I tried to solve this problem by writing $f(x,y)=\sum\lambda_{ij}x^iy^j$, and discovering different restrictions on the $\lambda_{ij}$ for particularly nice choices of $A$. This quickly got complicated and so I'm hoping this has been studied before and there is a more elegant solution.
Edit: After working through this for some small primes, I believe that the following two polynomials are fixed by all $A$:
$$f(x,y)=x^py-xy^p$$ $$g(x,y)=\sum_{i=0}^px^{(p-i)(p-1)}y^{i(p-1)}$$
However, I can't prove that $g(x,y)$ is fixed for all $p$, and it's not clear to me that these two polynomials generate the entire subalgebra of $\mathbb{F}_p(x,y)$ invariant under the action of $\operatorname{SL}_2(\mathbb{F}_p)$. Is there an invariant $h(x,y)$ not in the subalgebra generated by $f$ and $g$?

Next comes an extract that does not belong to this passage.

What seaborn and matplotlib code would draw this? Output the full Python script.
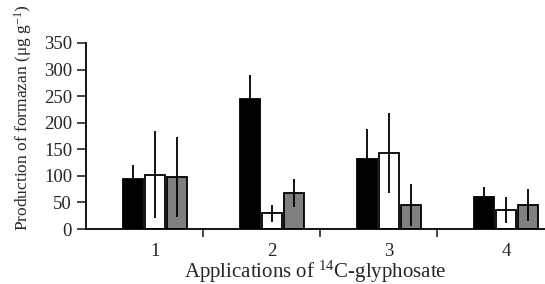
import matplotlib
matplotlib.use("Agg")
import matplotlib.pyplot as plt
import pandas as pd
import seaborn as sns

# ==========================
# DADOS
# ==========================

applications = ["1", "2", "3", "4"]
treatments = ["A", "B", "C"]

black_mean = [94, 245, 132, 60]
white_mean = [102, 30, 143, 36]
gray_mean = [98, 68, 45, 45]

black_err = [26, 45, 56, 19]
white_err = [82, 16, 76, 24]
gray_err = [76, 27, 39, 30]

y_ticks = [0, 50, 100, 150, 200, 250, 300, 350]

# ==========================
# ESTILO
# ==========================

sns.set_style("ticks")
plt.rcParams["font.family"] = ["Liberation Serif", "DejaVu Serif"]
plt.rcParams["mathtext.fontset"] = "custom"
plt.rcParams["mathtext.rm"] = "Liberation Serif"
plt.rcParams["mathtext.it"] = "Liberation Serif:italic"

rows = []
for i, app in enumerate(applications):
    rows.append({"application": app, "treatment": "A", "formazan": black_mean[i]})
    rows.append({"application": app, "treatment": "B", "formazan": white_mean[i]})
    rows.append({"application": app, "treatment": "C", "formazan": gray_mean[i]})
df = pd.DataFrame(rows)

fig = plt.figure(figsize=(5.45, 2.84), dpi=100)
ax = fig.add_axes([86 / 545, 1 - 229 / 284, 459 / 545, 186 / 284])

sns.barplot(
    data=df,
    x="application",
    y="formazan",
    hue="treatment",
    hue_order=treatments,
    order=applications,
    palette=["black", "white", "#808080"],
    errorbar=None,
    width=0.56,
    gap=0.06,
    edgecolor="black",
    linewidth=1.3,
    legend=False,
    ax=ax,
)

# barras de erro desenhadas sobre as colunas
errs = {"A": black_err, "B": white_err, "C": gray_err}
for cont, trat in zip(ax.containers, treatments):
    for bar, e in zip(cont, errs[trat]):
        xc = bar.get_x() + bar.get_width() / 2
        ax.errorbar(xc, bar.get_height(), yerr=e, fmt="none",
                    ecolor="black", elinewidth=1.3, capsize=0, zorder=5)

x0 = -0.59
ax.set_xlim(x0, x0 + 459 / 117)
ax.set_ylim(0, 350)
ax.set_yticks(y_ticks)

ax.set_xticks(range(len(applications)))
ax.set_xticklabels(applications)
ax.tick_params(axis="x", which="major", length=0, pad=10, labelsize=13.5)
ax.set_xticks([x0 + k for k in range(1, 4)], minor=True)
ax.tick_params(axis="x", which="minor", length=6, width=1.2, direction="out")
ax.tick_params(axis="y", length=6.5, width=1.2, labelsize=13.5, pad=3.5)

for s in ["top", "right"]:
    ax.spines[s].set_visible(False)
for s in ["left", "bottom"]:
    ax.spines[s].set_linewidth(1.3)
    ax.spines[s].set_color("black")

ax.set_xlabel("Applications of $^{14}$C-glyphosate", fontsize=15, va="baseline")
ax.xaxis.set_label_coords(0.5, (229 - 278) / 186)
ax.set_ylabel("Production of formazan (μg g$^{-1}$)", fontsize=12.5, va="baseline")
ax.yaxis.set_label_coords((28 - 86) / 459, (229 - 118) / 186)

fig.savefig("out.png", dpi=100)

These are the Dickson's polynomials. If we let $$h(x,y)=x^{p^2}y-y^{p^2}x$$ then $h$ is also invariant under $SL(2,p)$ action. It then follows that $$g(x,y)=\frac{h(x,y)}{f(x,y)}$$ is invariant.
For a general $n$, let
$$L_{n,s}=\left|\begin{array}{cccc} x_1&x_2&\cdots&x_n\\ x_1^{p}&x_2^{p}&\cdots&x_n^p\\ \cdots&\cdots&\cdots&\cdots\\ \widehat{x_1^{p^s}}&\widehat{x_2^{p^s}}&\cdots&\widehat{x_n^{p^s}}\\ \cdots&\cdots&\cdots&\cdots\\ x_1^{p^n}&x_2^{p^n}&\cdots&x_n^{p^n} \end{array}\right|$$
where the $p^s$ row is omitted. Then the Dickson's invariant for $SL(n,p)$ are $\dfrac{L_{n,s}}{L_{n,n}}$.
And you are correct, these two generate the whole invariant algebra. I don't know the details but they are likely in Dickson's works.